SS: You talked about Guy Davenport’s “The Haile Selassie Funeral Train.” What exactly happens in that story?

BV: Haile Selassie, the emperor of Ethiopia, is dead, and he’s in the back of a literal train, a cargo train, in which mourners are present, and these mourners are famous modernists from all over the globe — James Joyce and Mallarmé, for instance. And anonymous mourners, too, from China, ambassadors — “field marshals from China,’ I think he says. People from all over the world are on the train to mourn the death of Haile Selassie, and then they go around the world, so it’s almost magical realism and to me very much works in the same way that the Sgt. Pepper album cover works. That’s why I added Sgt. Pepper as a kind of rubric for how that story should be read. It’s a classic example of postmodernism that’s used in postmodern anthologies a lot. So I thought the next step would be to make it not a literal train but some kind of digital re-creation.

SS: With Bear Bryant.

BV: Yeah, with Bear Bryant as Haile Selassie. I think that’s a fair comparison — those guys probably reach about the same number of worldwide followers. In no small part I think this controversy was fueled by the fact that I was messing with the Bear, that I was messing with a very holy person. But what they don’t understand is how much I admire and respect him — not so much that he was the greatest football coach but that he was a self-mythologizer. He was mythic because he made himself mythic.

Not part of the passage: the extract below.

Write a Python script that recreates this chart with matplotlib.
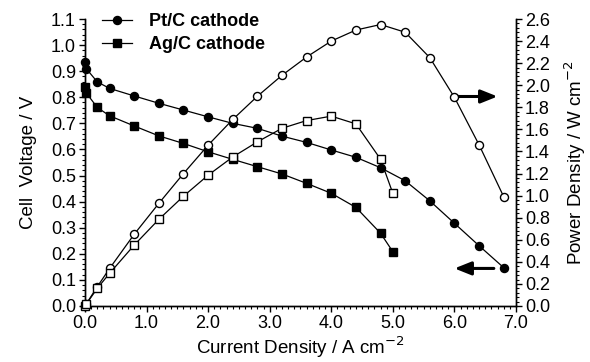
import matplotlib
matplotlib.use("Agg")
import matplotlib.pyplot as plt
from matplotlib.ticker import MultipleLocator, FormatStrFormatter

plt.rcParams['font.family'] = ['Liberation Sans', 'DejaVu Sans']

# Pt/C cathode
pt_current = [0.0, 0.02, 0.2, 0.4, 0.8, 1.2, 1.6, 2.0, 2.4, 2.8, 3.2, 3.6, 4.0, 4.4, 4.8, 5.2, 5.6, 6.0, 6.4, 6.8]
pt_voltage = [0.936, 0.91, 0.859, 0.834, 0.805, 0.777, 0.751, 0.725, 0.70, 0.681, 0.651, 0.627, 0.598, 0.570, 0.530, 0.480, 0.403, 0.317, 0.231, 0.147]
pt_power = [0.0, 0.018, 0.175, 0.34, 0.65, 0.93, 1.20, 1.457, 1.69, 1.90, 2.09, 2.256, 2.40, 2.50, 2.55, 2.48, 2.25, 1.89, 1.46, 0.99]

# Ag/C cathode
ag_current = [0.0, 0.02, 0.2, 0.4, 0.8, 1.2, 1.6, 2.0, 2.4, 2.8, 3.2, 3.6, 4.0, 4.4, 4.8, 5.0]
ag_voltage = [0.838, 0.817, 0.761, 0.729, 0.690, 0.652, 0.623, 0.591, 0.562, 0.534, 0.506, 0.470, 0.432, 0.378, 0.279, 0.208]
ag_power = [0.0, 0.016, 0.16, 0.296, 0.552, 0.785, 0.995, 1.185, 1.35, 1.487, 1.61, 1.68, 1.72, 1.65, 1.33, 1.02]

fig = plt.figure(figsize=(5.9, 3.62), dpi=100)
ax = fig.add_axes([0.144, 0.1547, 0.8746 - 0.144, 0.9475 - 0.1547])
ax2 = ax.twinx()

lw = 0.9
ms = 5.8
ax.plot(pt_current, pt_voltage, '-o', color='black', lw=lw, ms=ms, label='Pt/C cathode', clip_on=False, zorder=3)
ax.plot(ag_current, ag_voltage, '-s', color='black', lw=lw, ms=ms, label='Ag/C cathode', clip_on=False, zorder=3)
ax2.plot(pt_current, pt_power, '-o', color='black', lw=lw, ms=ms, mfc='white', clip_on=False, zorder=3)
ax2.plot(ag_current, ag_power, '-s', color='black', lw=lw, ms=ms, mfc='white', clip_on=False, zorder=3)

ax.set_xlim(0, 7)
ax.set_ylim(0, 1.1)
ax2.set_ylim(0, 2.6)

ax.xaxis.set_major_locator(MultipleLocator(1.0))
ax.xaxis.set_minor_locator(MultipleLocator(0.1))
ax.xaxis.set_major_formatter(FormatStrFormatter('%.1f'))
ax.yaxis.set_major_locator(MultipleLocator(0.1))
ax.yaxis.set_minor_locator(MultipleLocator(0.02))
ax.yaxis.set_major_formatter(FormatStrFormatter('%.1f'))
ax2.yaxis.set_major_locator(MultipleLocator(0.2))
ax2.yaxis.set_minor_locator(MultipleLocator(0.04))
ax2.yaxis.set_major_formatter(FormatStrFormatter('%.1f'))

for a in (ax, ax2):
    a.spines['top'].set_visible(False)
    for s in a.spines.values():
        s.set_linewidth(1.0)
    a.tick_params(which='major', direction='out', length=4.5, width=1.0, labelsize=13, pad=2)
    a.tick_params(which='minor', direction='out', length=2.5, width=0.8)

ax.set_xlabel('Current Density / A cm$^{-2}$', fontsize=13.5, labelpad=2)
ax.set_ylabel('Cell  Voltage / V', fontsize=13.5, labelpad=10)
ax2.set_ylabel('Power Density / W cm$^{-2}$', fontsize=13.5, labelpad=9)

# Arrows indicating which axis each curve set belongs to
arrow_kw = dict(arrowstyle='-|>,head_length=1.0,head_width=0.4', color='black', lw=2.2, shrinkA=0, shrinkB=0)
ax.annotate('', xy=(6.70, 0.803), xytext=(5.97, 0.803), arrowprops=arrow_kw)
ax.annotate('', xy=(6.00, 0.144), xytext=(6.64, 0.144), arrowprops=arrow_kw)

leg = ax.legend(loc='upper left', bbox_to_anchor=(0.022, 1.045), frameon=False,
                prop={'weight': 'bold', 'size': 13}, handlelength=1.67,
                handletextpad=0.94, labelspacing=0.33, borderaxespad=0.0)

fig.savefig('out.png', dpi=100)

Somebody asked what was my favorite comic of all time, because I write about comics in the intro to the book. And that’s far and away Batman, because he doesn’t have these supernatural powers. Batman’s just this dude with this incredible will power. And he “becomes the bat.” It’s his metaphor. He conquers his fear of bats, and conquering that fear becomes the power by which he fights crime. Bear Bryant is exactly the same kind of person. He’s a self-overcomer. Some call him a redneck Nietzsche, and he is: He’s pure will to power. Wrestling a bear as a youth and overcoming that — he used that to mythologize himself. He’s from Fordyce, Arkansas, and when he was 13 years old he wrestled a bear at a theater and that’s how he got the name. He was evidently over six feet tall when he was 13. He was incredibly poor.

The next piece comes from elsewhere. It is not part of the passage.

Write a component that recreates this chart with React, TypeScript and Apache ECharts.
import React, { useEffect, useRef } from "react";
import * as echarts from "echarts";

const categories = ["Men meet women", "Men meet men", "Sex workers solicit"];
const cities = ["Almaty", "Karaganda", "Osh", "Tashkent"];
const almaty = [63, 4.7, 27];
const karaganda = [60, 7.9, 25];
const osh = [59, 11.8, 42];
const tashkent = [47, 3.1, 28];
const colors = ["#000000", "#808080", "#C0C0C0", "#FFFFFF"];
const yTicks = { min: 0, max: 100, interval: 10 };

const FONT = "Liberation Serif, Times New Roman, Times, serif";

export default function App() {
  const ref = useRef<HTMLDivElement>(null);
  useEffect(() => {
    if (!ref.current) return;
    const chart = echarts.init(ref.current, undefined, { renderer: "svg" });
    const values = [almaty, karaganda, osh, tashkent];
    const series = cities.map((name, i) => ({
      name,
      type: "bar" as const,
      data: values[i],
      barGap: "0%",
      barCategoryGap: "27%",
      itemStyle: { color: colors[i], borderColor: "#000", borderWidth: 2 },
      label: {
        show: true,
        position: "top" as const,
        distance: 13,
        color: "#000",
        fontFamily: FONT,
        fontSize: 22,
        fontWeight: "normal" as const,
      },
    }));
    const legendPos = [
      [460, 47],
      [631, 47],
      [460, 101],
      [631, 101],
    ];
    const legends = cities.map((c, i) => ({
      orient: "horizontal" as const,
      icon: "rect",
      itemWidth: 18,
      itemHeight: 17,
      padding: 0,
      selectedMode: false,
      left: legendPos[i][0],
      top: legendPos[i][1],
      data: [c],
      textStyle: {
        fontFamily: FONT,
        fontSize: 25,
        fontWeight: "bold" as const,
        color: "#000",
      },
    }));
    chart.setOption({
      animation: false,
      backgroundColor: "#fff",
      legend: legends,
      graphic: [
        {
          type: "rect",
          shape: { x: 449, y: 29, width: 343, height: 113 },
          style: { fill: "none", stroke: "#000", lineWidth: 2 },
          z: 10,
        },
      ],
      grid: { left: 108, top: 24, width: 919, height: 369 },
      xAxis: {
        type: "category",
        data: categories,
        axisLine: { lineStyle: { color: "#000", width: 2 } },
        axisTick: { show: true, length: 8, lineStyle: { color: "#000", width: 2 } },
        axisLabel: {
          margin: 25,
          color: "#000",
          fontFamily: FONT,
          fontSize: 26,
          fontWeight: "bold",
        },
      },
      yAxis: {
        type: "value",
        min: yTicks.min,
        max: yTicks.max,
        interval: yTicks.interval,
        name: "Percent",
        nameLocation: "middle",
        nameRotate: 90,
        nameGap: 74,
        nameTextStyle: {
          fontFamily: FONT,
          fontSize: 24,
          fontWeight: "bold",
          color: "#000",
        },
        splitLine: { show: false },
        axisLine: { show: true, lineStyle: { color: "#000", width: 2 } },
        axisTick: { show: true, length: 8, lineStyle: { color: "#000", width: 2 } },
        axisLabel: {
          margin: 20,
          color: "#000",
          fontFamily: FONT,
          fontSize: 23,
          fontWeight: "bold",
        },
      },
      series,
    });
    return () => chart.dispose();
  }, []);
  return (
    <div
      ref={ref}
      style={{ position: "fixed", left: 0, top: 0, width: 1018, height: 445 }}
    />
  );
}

And again, I’m really not making fun of him. I’m making fun of the fans a little bit, but I have pure admiration for him. It’s kind of the difference between the way people blow things out of proportion and what’s really there. What’s really there is he was a remarkable person who had vision and dreams and thought he was ... he made himself in a kind of Ben Franklin way. He was a self-shaper, he was a personality sculptor. He was even going to be a movie star at one point — he did a screen test with Lana Turner. He was an assistant coach at Alabama, and the team had gone to the Rose Bowl again. On his way to Pasadena, he stopped off and somebody had gotten him a screen test. Of course, the world of celebrity sports and the world of celebrity Hollywood is always intermingling. And he had a model in that one of the most famous cowboys at the time, Johnny McBrown — who was a matinee-movie cowboy like Tom Mix, Autry, and those — had been a football player at Alabama, had gone to the Rose Bowl, had gotten a screen test and had become a movie star. Bryant saw that. He saw that and he said, “Hey, that is a possibility.” Somebody told him his accent would hold him back, that his drawl was too strong for him to be a movie star. He felt, “This movie star world, I don’t understand that. But butthead football, mean mean football, I understand that.” He knew that he could master that in a way that he just couldn’t master Hollywood.